ロンドン為替見通し=ユーロ 対ドルでは米金利次第、対スイスフランはCPIに注目

 本日のロンドン為替市場でもユーロドルは、米金利動向を見定めながらの取引となってしまいそうだ。先週末も米長期金利の低下を背景に、1.05ドル後半から1.06ドル前半に下値を切り上げた。

 週末にはラガルド欧州中央銀行(ECB)総裁がスペイン紙とのインタビューで、「今月の理事会では0.50%の利上げが決定される可能性が高い」とこれまで通りの見解を述べた。発言に対する週明けの為替市場の反応は鈍く、ECBについては足もとというより、来年どうするかということが今後の焦点となるだろう。

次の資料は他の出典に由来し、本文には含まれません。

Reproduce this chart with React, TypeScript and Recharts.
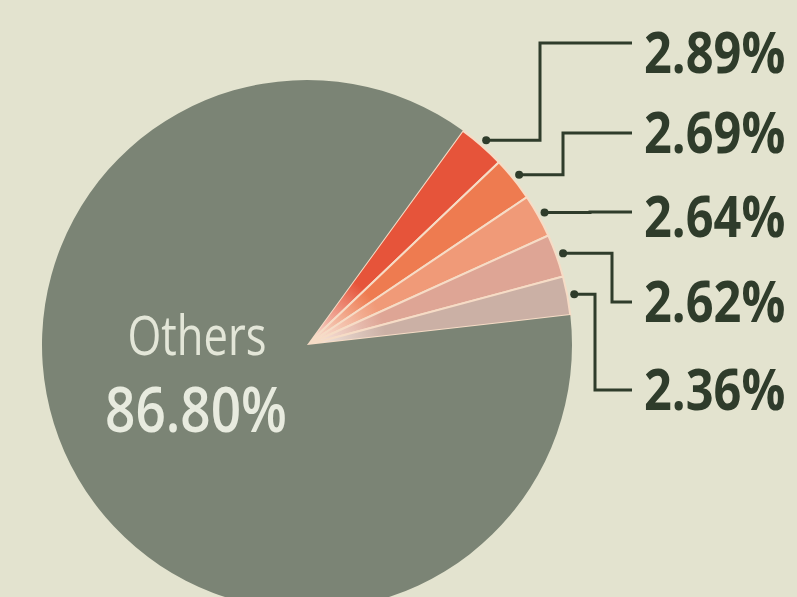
import { PieChart, Pie, Cell } from "recharts"

const segments = ["Seg 1", "Seg 2", "Seg 3", "Seg 4", "Seg 5", "Others"]
const shares = [2.89, 2.69, 2.64, 2.62, 2.36, 86.8]
const sliceColors = ["#e6543a", "#ee7b50", "#f09a78", "#dea595", "#cbb0a5", "#7b8475"]

const data = segments.map((name, i) => ({ name, value: shares[i] }))

// callout layout (right-hand labels)
const calloutLineY = [43, 133, 212, 302, 390]
const calloutElbowX = [540, 563, 590, 612, 595]
const calloutBaseline = [73, 153, 237, 322, 410]

const RADIAN = Math.PI / 180
const ink = "#2f3c2b"

function renderLabel(props: any) {
  const { cx, cy, midAngle, outerRadius, index, value } = props
  if (index === segments.length - 1) {
    return (
      <g>
        <text x={cx - 110} y={355} textAnchor="middle" fill="#e3e6d8" fontFamily="Open Sans, sans-serif"
          fontSize={54} textLength={139} lengthAdjust="spacingAndGlyphs">
          {segments[index]}
        </text>
        <text x={cx - 111} y={432} textAnchor="middle" fill="#e8ebdf" fontFamily="Open Sans, sans-serif"
          fontWeight={600} fontSize={63} textLength={182} lengthAdjust="spacingAndGlyphs">
          {`${value.toFixed(2)}%`}
        </text>
      </g>
    )
  }
  const r = outerRadius + 7
  const x = cx + r * Math.cos(-midAngle * RADIAN)
  const y = cy + r * Math.sin(-midAngle * RADIAN)
  const ex = calloutElbowX[index]
  const ly = calloutLineY[index]
  return (
    <g>
      <circle cx={x} cy={y} r={4} fill={ink} />
      <polyline points={`${x},${y} ${ex},${y} ${ex},${ly} 632,${ly}`} fill="none" stroke={ink} strokeWidth={3} />
      <g transform={`translate(644, ${calloutBaseline[index]}) scale(0.84, 1)`}>
        <text x={0} y={0} fill={ink} fontFamily="Open Sans, sans-serif" fontWeight={700} fontSize={58}>
          {`${value.toFixed(2)}%`}
        </text>
      </g>
    </g>
  )
}

export default function App() {
  return (
    <div style={{ position: "absolute", top: 0, left: 0, width: 797, height: 597, background: "#e3e3cf", overflow: "hidden" }}>
      <PieChart width={797} height={597} margin={{ top: 0, right: 0, bottom: 0, left: 0 }}>
        <defs>
          {sliceColors.map((c, i) => (
            <radialGradient key={i} id={`sl${i}`} gradientUnits="userSpaceOnUse" cx={307} cy={345} r={265}>
              <stop offset="0" stopColor="#f8ece4" />
              <stop offset="0.3" stopColor={c} />
              <stop offset="1" stopColor={c} />
            </radialGradient>
          ))}
        </defs>
        <Pie
          data={data}
          dataKey="value"
          nameKey="name"
          cx={307}
          cy={345}
          outerRadius={265}
          startAngle={54}
          endAngle={-306}
          label={renderLabel}
          labelLine={false}
          isAnimationActive={false}
        >
          {data.map((d, i) =>
            i === data.length - 1 ? (
              <Cell key={d.name} fill={sliceColors[i]} stroke="none" />
            ) : (
              <Cell key={d.name} fill={`url(#sl${i})`} stroke="#f6dcc6" strokeWidth={2} />
            )
          )}
        </Pie>
      </PieChart>
    </div>
  )
}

 なお市場が注目しているパウエル米連邦準備理事会(FRB)議長の議会証言は、明日が上院・銀行住宅都市委員会、明後日は下院・金融委員会にて実施予定。一部通信社はタカ派メッセージを予想している。ただこればかりは実際に質疑応答を見定めねばならず、本日に関しては米債券市場を中心に持ち高調整に徹するかもしれない。

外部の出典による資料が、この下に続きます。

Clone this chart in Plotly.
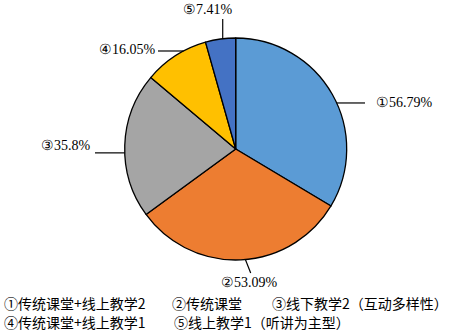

 欧州からの経済指標では2月スイス消費者物価指数(CPI)、同月英建設業購買担当者景気指数、1月ユーロ圏小売売上高が発表予定。どれも通常は相場を動意付けることが少ない。ただ、スイス国立銀行(中央銀行、SNB)の今年最初の金融政策決定会合を今月下旬に控え、同国インフレ指標は気にかけておきたい

 2月スイスCPIは前月比予想0.4%と前回0.6%から減速する見込み。前年比については1月に3.3%まで上昇率が加速したところから、2月は鈍化が予想されている。SNBが物価安定と見なす年率2%未満から高いものの、欧米諸国と比べると落ち着いた水準と言えるだろう。結果次第では、昨年6月から始まった利上げサイクルの休止も視野に入りそうだ。

 ECBとSNBの金融政策のかい離が意識されるようだと、先週はパリティ超えで頭を抑えられたユーロスイスフランが再び上値を目指すことになるか。ただしこの通貨ペアについては、ウクライナ・ロシアを巡る地政学リスクにも注意が必要となる。


 想定レンジ上限
・ユーロドルは1日高値1.0691ドル、ユーロスイスフランは2日高値1.0042フラン。

想定レンジ下限
・ユーロドルは1日安値1.0565ドル、ユーロスイスフランは2月24日安値0.9888フラン。